基本的にブラックリストに掲載されますので、クレジットカードは利用できないと考えた方がいいでしょう。デビットカードは利用することができ、実際に債務整理をしたご依頼者の中には債務整理後にデビットカードを利用する方もいらっしゃいます。 

 

毎月銀行口座から引き落としがされているのですが。 

基本的に弁護士が依頼を受けた後は、債権者に受任通知を発送し、債権者からの督促は止まります。しかし、引落に関しては、手続や日程の都合上、間に合わない場合もありますので、その際は全額引き出しておくことが望ましいと思います。 

 

債務整理すると資格制限を受けると聞きましたが。 

正確には、自己破産を選択する場合に資格制限を受ける、です。士業や警備員、生命保険の外交員、建設業、宅建主任者、後見人などの職業は、自己破産によって一時的にその資格が使えなくなったり、新規取得ができなくなります。 

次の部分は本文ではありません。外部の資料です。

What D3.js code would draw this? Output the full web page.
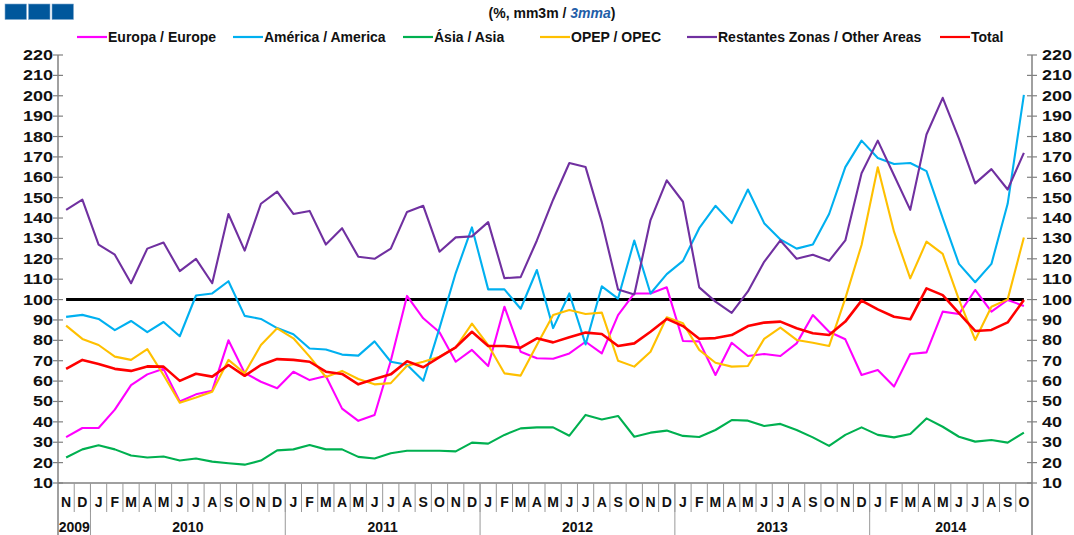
<!DOCTYPE html>
<html>
<head>
<meta charset="utf-8">
<script src="https://cdn.jsdelivr.net/npm/d3@7"></script>
<style>
  html, body { margin: 0; padding: 0; background: #fff; }
  svg { display: block; font-family: "Liberation Sans", Arial, sans-serif; }
</style>
</head>
<body>
<svg id="chart" width="1074" height="535"></svg>
<script>
// ---------- DATA ----------
const monthLabels = ["N","D",
  "J","F","M","A","M","J","J","A","S","O","N","D",
  "J","F","M","A","M","J","J","A","S","O","N","D",
  "J","F","M","A","M","J","J","A","S","O","N","D",
  "J","F","M","A","M","J","J","A","S","O","N","D",
  "J","F","M","A","M","J","J","A","S","O"];
const years = ["2009","2010","2011","2012","2013","2014"];
const monthsPerYear = [2, 12, 12, 12, 12, 10];
const yTicks = [10,20,30,40,50,60,70,80,90,100,110,120,130,140,150,160,170,180,190,200,210,220];

const europa = [32.5,37,37,46,58,63.3,66,50,53.5,55.3,80,64,59.7,56.5,64.6,60.5,62.5,46.5,40.5,
  43.4,70,101.8,90.8,84,69.5,75.3,67.4,96.5,74.4,71.2,71,73.6,79.3,73.6,92.4,103,103,106,79.7,
  79.5,63,78.8,72.3,73.3,72.3,78.5,92.4,84.2,80.5,63,65.4,57.3,73.3,74.1,94.1,92.9,104.7,94.1,99.8,96.9];
const america = [91.5,92.5,90.5,85,89.5,84,89,82,102,103,109,92,90.5,86,83,76,75.5,73,72.5,
  79.5,69.5,68,60.2,86,113,135.4,105,105,95.5,114.5,86,103,78,106.5,100.5,129,103,112.5,119,
  135,146,137.5,154,137.5,129.5,125,127,142,165,178,169.5,166.5,167,163,140,117.5,108.5,117.5,147,200.4];
const asia = [22.5,26.5,28.5,26.5,23.5,22.5,23,21,22,20.5,19.7,19,21,26,26.5,28.6,26.5,26.5,22.8,
  22,24.6,25.8,25.8,25.8,25.5,29.8,29.3,33.6,36.8,37.3,37.3,33.2,43.4,41.2,42.9,32.7,34.7,35.7,33.1,
  32.6,36,40.9,40.6,38,39,36,32.4,28.2,33.6,37.3,33.6,32.4,34,41.7,37.6,32.7,30.3,31.1,29.8,34.7];
const opep = [87.2,80.7,77.7,72,70.4,75.7,63,49.4,52,54.8,70.4,63.8,77.7,85.9,81,72,62,65,61,
  58.4,59,67.5,69.5,72,76.5,88.2,77.7,63.8,62.7,77.7,92.4,94.9,92.9,93.6,70,67.1,74.4,91.3,88.4,
  75.3,69,67.1,67.4,80.7,86.2,80.2,78.8,77.2,100.6,126.8,164.9,133.3,110.4,128.4,122.4,100,80.2,96.5,100.1,130.5];
const outras = [144,149,127,122,108,125,128,114,120,108,142,124,147,153,142,143.5,127,135,121,
  120,125,143,146,123.5,130.5,131,138,110.5,111,129,149,167,165,138,105,102.5,139,158.5,148,
  106,99,93.5,104,118.5,129,120,122,119,129,162,178,161,144,181,199,179,157,164,154,172];
const total = [66,70.4,68.4,66,65,67.2,67.1,60.1,63.6,62.2,67.9,62.6,67.9,70.8,70.4,69.5,64.6,63.5,58.4,
  61,63.3,69.7,66.8,71.8,76.6,84.2,77.2,77.2,76.4,81,79,81.5,83.8,83.1,77.2,78.5,84.2,90.5,87,
  80.8,81.1,82.6,87,88.7,89.2,85.9,83.5,82.6,89.2,99.5,95.2,91.6,90.3,105.5,102.2,93.3,84.6,85.1,88.8,99.8];
const reference = monthLabels.map(() => 100);

const seriesNames = ["Europa / Europe","América / America","Ásia / Asia","OPEP / OPEC","Restantes Zonas / Other Areas","Total"];
const seriesValues = [europa, america, asia, opep, outras, total];
const seriesColors = ["#ff00ff","#00b0f0","#00b050","#ffc000","#7030a0","#ff0000"];

// ---------- LAYOUT ----------
const svg = d3.select("#chart");
const pL = 58, pR = 1032, pT = 55, pB = 483;

const x = d3.scaleBand().domain(d3.range(monthLabels.length)).range([pL, pR]).padding(0);
const xc = i => x(i) + x.bandwidth() / 2;
const y = d3.scaleLinear().domain([10, 220]).range([pB, pT]);

// header squares
[5, 28.5, 52].forEach(sx => {
  svg.append("rect").attr("x", sx).attr("y", 4).attr("width", 21.5).attr("height", 15.5)
    .attr("fill", "#00579c").attr("stroke", "#7fa9cf").attr("stroke-width", 0.6);
});

// title
const title = svg.append("text").attr("x", 552).attr("y", 18).attr("text-anchor", "middle")
  .attr("font-size", 14).attr("font-weight", "bold").attr("fill", "#111");
title.append("tspan").text("(%, mm3m / ");
title.append("tspan").attr("fill", "#1f5ea8").attr("font-style", "italic").text("3mma");
title.append("tspan").text(")");

// legend
const legendX = [77, 233, 403, 540, 687, 940];
seriesNames.forEach((name, k) => {
  const g = svg.append("g").attr("transform", `translate(${legendX[k]},37)`);
  g.append("line").attr("x1", 0).attr("x2", 30).attr("y1", 0).attr("y2", 0)
    .attr("stroke", seriesColors[k]).attr("stroke-width", 2.2);
  g.append("text").attr("x", 31).attr("y", 5).attr("font-size", 14).attr("font-weight", "bold")
    .attr("fill", "#111").text(name);
});

// y axes
const yAxisL = d3.axisLeft(y).tickValues(yTicks).tickSize(0).tickPadding(6);
const yAxisR = d3.axisRight(y).tickValues(yTicks).tickSize(0).tickPadding(10);
const gL = svg.append("g").attr("transform", `translate(${pL},0)`).call(yAxisL);
const gR = svg.append("g").attr("transform", `translate(${pR},0)`).call(yAxisR);
[gL, gR].forEach(g => {
  g.select(".domain").remove();
  g.selectAll("text").attr("font-size", 14).attr("font-weight", "bold").attr("fill", "#111")
    .attr("font-family", "Liberation Sans, Arial, sans-serif")
    .attr("textLength", d => String(d).length * 10)
    .attr("lengthAdjust", "spacingAndGlyphs");
});
gL.selectAll("text").attr("x", -5);
gR.selectAll("text").attr("x", 10);
// tick marks crossing the axes
[pL, pR].forEach(ax => {
  svg.append("g").selectAll("line").data(yTicks).join("line")
    .attr("x1", ax - 5).attr("x2", ax + 5)
    .attr("y1", d => y(d)).attr("y2", d => y(d))
    .attr("stroke", "#808080").attr("stroke-width", 1.2);
});
// axis lines
svg.append("line").attr("x1", pL).attr("x2", pL).attr("y1", pT).attr("y2", 535)
  .attr("stroke", "#808080").attr("stroke-width", 1.5);
svg.append("line").attr("x1", pR).attr("x2", pR).attr("y1", pT).attr("y2", 535)
  .attr("stroke", "#808080").attr("stroke-width", 1.5);
svg.append("line").attr("x1", pL).attr("x2", pR).attr("y1", pB).attr("y2", pB)
  .attr("stroke", "#808080").attr("stroke-width", 1.5);

// month separators & labels
svg.append("g").selectAll("line").data(d3.range(1, monthLabels.length)).join("line")
  .attr("x1", i => x(i)).attr("x2", i => x(i)).attr("y1", pB).attr("y2", 512)
  .attr("stroke", "#999").attr("stroke-width", 1);
svg.append("g").selectAll("text").data(monthLabels).join("text")
  .attr("x", (d, i) => xc(i)).attr("y", 507).attr("text-anchor", "middle")
  .attr("font-size", 14).attr("font-weight", "bold").attr("fill", "#111").text(d => d);

// year separators & labels
let acc = 0;
years.forEach((yr, k) => {
  const start = acc, end = acc + monthsPerYear[k];
  const x0 = x(start), x1 = end < monthLabels.length ? x(end) : pR;
  if (end < monthLabels.length) {
    svg.append("line").attr("x1", x1).attr("x2", x1).attr("y1", pB).attr("y2", 535)
      .attr("stroke", "#999").attr("stroke-width", 1);
  }
  svg.append("text").attr("x", (x0 + x1) / 2).attr("y", 532).attr("text-anchor", "middle")
    .attr("font-size", 14).attr("font-weight", "bold").attr("fill", "#111").text(yr);
  acc = end;
});

// lines
const line = d3.line().x((d, i) => xc(i)).y(d => y(d));
svg.append("path").datum(reference).attr("d", line).attr("fill", "none")
  .attr("stroke", "#000").attr("stroke-width", 3);
seriesValues.forEach((vals, k) => {
  svg.append("path").datum(vals).attr("d", line).attr("fill", "none")
    .attr("stroke", seriesColors[k]).attr("stroke-width", k === 5 ? 2.6 : 2.1)
    .attr("stroke-linejoin", "round");
});
</script>
</body>
</html>
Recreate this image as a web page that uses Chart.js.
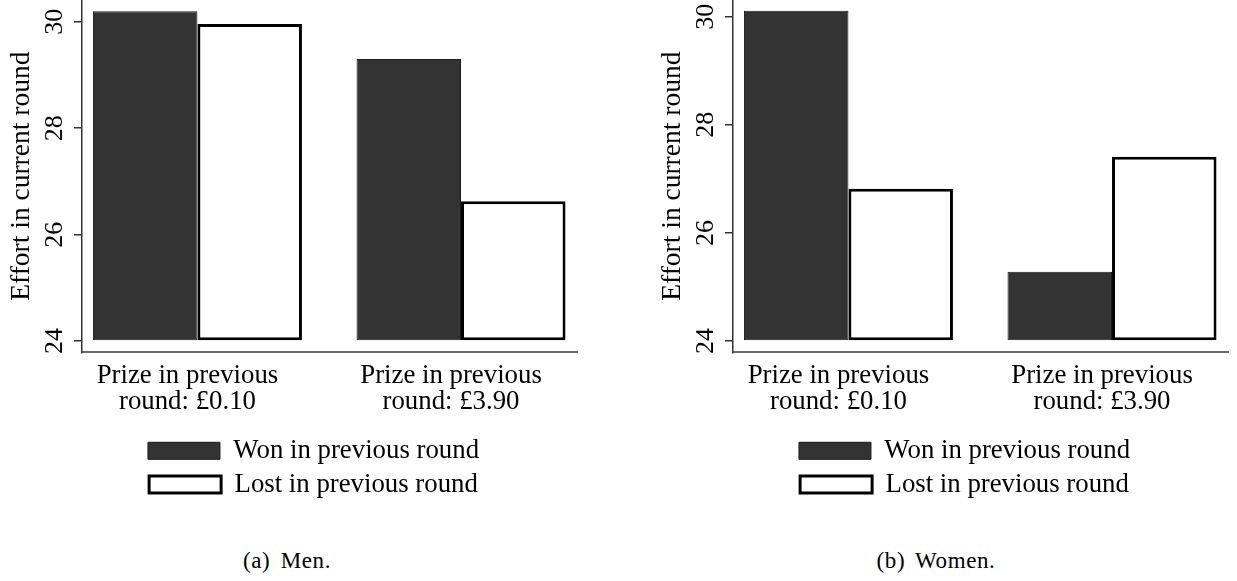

ただし、永久的に資格が使えなくなるわけではありません。自己破産をしたとしても、裁判所から免責許可決定が出るか、手続から10年が経過すれば、職業によっては自動的に資格制限が解除され復権します。 

 

任意整理・自己破産・個人再生のどれが良いのでしょう? 

正直言って、どの手続にも良し悪しがあります。また個人の収入状況や債務額、その他事情を考慮した上で、最適な手続を採るのがベストですので、まずは弁護士に相談することをお勧めします。